How do the records below read from their first line through the line containing "const SERIES_NAMES = ['Electropolished', 'Mechanically"? Write those lines out exactly.

(Entries with chart source code)
(begin)
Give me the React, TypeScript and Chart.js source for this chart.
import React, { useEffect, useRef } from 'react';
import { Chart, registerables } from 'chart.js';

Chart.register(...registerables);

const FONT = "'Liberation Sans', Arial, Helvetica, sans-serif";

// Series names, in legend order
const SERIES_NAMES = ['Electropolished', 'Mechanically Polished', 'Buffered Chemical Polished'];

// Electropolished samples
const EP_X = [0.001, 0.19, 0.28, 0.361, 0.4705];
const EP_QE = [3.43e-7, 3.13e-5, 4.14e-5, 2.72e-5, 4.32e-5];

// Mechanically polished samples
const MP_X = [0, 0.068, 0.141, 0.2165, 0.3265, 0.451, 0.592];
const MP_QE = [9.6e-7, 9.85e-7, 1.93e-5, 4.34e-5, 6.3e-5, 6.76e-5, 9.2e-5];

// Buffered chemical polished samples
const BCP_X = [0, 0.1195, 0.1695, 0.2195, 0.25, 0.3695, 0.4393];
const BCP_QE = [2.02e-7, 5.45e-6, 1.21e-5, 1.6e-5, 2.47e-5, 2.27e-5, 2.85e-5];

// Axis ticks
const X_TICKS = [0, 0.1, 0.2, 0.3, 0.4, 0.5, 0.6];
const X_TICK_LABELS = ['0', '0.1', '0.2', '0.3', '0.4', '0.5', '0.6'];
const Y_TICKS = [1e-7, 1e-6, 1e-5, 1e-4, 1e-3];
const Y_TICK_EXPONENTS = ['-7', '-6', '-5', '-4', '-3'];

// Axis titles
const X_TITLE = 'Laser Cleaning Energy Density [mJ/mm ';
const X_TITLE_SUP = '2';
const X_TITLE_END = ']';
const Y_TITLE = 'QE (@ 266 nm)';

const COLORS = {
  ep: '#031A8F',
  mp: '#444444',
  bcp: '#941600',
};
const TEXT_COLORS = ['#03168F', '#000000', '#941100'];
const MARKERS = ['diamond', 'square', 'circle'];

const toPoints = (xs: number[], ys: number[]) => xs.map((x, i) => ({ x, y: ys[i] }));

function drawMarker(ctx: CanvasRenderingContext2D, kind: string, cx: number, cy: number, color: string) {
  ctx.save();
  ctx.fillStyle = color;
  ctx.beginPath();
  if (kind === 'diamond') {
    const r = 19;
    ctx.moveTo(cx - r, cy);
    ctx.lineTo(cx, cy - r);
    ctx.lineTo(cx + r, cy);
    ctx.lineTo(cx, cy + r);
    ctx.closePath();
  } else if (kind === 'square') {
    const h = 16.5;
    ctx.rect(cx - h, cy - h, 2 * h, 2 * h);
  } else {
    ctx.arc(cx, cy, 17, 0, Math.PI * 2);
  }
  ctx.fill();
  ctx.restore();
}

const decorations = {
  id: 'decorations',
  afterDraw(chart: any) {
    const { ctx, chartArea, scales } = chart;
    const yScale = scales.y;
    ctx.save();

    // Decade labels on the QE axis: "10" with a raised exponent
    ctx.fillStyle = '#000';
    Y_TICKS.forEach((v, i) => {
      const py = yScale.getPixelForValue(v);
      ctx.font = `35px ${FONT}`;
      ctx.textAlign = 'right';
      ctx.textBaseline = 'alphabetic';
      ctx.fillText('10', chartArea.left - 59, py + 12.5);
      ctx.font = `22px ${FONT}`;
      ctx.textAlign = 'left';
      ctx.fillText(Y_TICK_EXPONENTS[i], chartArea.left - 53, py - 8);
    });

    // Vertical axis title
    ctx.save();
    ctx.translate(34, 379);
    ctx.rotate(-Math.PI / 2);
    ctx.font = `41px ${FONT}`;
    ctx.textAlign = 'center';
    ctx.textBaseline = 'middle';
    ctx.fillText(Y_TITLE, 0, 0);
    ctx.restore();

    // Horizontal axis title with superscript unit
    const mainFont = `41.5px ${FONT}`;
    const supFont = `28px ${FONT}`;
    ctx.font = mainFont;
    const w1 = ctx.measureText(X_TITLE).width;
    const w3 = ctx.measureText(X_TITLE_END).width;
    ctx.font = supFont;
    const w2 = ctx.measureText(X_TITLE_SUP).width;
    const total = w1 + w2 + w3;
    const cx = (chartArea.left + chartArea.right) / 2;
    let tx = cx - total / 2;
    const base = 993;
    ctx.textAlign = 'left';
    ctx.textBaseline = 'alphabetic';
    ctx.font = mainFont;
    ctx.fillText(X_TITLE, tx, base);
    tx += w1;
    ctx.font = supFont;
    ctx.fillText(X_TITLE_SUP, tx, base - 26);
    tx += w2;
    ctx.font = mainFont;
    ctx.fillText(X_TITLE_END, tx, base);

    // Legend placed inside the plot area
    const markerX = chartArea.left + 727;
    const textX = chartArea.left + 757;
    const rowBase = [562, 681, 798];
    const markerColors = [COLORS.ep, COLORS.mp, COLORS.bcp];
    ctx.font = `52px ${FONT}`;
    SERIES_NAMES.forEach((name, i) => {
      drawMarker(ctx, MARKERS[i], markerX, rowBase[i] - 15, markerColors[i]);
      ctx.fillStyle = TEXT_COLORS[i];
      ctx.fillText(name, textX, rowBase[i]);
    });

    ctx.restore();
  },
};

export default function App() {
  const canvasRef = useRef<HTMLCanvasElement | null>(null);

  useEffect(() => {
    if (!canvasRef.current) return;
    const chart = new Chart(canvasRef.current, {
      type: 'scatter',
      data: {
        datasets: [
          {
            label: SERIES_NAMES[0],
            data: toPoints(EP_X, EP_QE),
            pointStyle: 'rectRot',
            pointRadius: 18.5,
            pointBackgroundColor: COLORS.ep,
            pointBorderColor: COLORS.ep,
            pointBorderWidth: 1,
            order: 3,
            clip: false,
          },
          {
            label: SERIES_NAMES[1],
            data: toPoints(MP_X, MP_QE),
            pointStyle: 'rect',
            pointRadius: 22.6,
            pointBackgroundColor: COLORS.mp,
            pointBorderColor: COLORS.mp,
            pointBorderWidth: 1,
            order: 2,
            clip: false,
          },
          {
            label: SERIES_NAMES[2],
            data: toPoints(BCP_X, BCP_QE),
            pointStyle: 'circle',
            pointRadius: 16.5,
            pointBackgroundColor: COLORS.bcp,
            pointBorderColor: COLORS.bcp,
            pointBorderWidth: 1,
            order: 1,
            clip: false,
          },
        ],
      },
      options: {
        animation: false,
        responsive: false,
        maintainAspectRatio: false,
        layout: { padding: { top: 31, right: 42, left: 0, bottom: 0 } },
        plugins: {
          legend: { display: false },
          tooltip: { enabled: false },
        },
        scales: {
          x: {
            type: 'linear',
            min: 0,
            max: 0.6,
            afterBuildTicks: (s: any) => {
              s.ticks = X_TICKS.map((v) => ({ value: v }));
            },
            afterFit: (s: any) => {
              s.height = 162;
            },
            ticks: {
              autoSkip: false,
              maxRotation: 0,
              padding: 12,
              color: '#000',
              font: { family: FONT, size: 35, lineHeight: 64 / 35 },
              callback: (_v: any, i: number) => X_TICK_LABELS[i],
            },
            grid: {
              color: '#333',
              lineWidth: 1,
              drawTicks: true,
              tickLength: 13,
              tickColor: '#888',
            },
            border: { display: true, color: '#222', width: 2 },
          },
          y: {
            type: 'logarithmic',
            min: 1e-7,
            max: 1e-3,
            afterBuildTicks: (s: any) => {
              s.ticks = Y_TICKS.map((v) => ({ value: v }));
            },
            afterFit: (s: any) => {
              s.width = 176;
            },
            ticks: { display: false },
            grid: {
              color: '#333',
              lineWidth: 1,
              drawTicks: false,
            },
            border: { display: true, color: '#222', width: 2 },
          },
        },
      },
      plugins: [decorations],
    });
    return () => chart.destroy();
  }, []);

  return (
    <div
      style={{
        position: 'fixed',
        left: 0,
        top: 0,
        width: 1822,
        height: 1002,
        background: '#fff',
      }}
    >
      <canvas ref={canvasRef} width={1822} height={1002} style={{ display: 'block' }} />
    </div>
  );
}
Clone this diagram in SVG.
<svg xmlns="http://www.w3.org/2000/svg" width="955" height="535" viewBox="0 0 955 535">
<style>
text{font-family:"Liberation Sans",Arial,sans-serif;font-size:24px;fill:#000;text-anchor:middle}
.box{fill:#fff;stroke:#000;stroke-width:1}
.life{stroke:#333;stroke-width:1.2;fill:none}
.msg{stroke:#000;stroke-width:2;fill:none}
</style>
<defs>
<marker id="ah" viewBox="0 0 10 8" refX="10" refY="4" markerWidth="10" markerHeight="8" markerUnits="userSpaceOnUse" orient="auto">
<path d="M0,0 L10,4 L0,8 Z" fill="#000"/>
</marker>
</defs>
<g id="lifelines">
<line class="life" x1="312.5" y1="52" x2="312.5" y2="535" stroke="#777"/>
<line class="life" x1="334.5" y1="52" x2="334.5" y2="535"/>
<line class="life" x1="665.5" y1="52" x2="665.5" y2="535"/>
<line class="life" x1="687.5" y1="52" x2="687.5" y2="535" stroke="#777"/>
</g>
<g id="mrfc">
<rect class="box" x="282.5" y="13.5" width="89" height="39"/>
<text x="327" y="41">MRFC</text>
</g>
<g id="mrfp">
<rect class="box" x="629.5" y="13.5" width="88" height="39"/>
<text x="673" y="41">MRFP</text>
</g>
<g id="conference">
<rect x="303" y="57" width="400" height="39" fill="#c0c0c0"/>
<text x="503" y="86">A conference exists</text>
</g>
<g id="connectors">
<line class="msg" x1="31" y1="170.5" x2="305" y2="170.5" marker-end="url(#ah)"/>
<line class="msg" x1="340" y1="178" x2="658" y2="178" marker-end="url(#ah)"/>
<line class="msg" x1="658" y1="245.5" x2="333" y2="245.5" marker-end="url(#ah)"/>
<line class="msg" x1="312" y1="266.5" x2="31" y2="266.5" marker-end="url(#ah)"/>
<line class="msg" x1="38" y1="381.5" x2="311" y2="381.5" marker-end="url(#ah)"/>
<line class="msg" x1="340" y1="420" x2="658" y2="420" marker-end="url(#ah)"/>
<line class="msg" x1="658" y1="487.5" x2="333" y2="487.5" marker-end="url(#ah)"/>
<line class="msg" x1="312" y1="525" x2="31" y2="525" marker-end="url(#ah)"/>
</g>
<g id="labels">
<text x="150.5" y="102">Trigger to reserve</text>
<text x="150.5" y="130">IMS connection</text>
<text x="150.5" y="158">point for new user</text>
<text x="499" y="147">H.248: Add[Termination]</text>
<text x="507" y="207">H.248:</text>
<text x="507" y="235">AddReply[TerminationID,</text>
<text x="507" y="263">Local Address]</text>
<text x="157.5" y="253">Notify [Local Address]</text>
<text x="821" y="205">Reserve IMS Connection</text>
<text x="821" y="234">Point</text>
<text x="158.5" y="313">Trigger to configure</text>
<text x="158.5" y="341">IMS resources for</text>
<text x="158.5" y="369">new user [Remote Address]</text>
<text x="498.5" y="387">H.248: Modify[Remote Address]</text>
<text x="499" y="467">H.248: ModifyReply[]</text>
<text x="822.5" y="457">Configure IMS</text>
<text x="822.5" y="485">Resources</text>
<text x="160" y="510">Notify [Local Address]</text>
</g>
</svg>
(end)
◆ **TASK ANSWER**:
Give me the React, TypeScript and Chart.js source for this chart.
import React, { useEffect, useRef } from 'react';
import { Chart, registerables } from 'chart.js';

Chart.register(...registerables);

const FONT = "'Liberation Sans', Arial, Helvetica, sans-serif";

// Series names, in legend order
const SERIES_NAMES = ['Electropolished', 'Mechanically Polished', 'Buffered Chemical Polished'];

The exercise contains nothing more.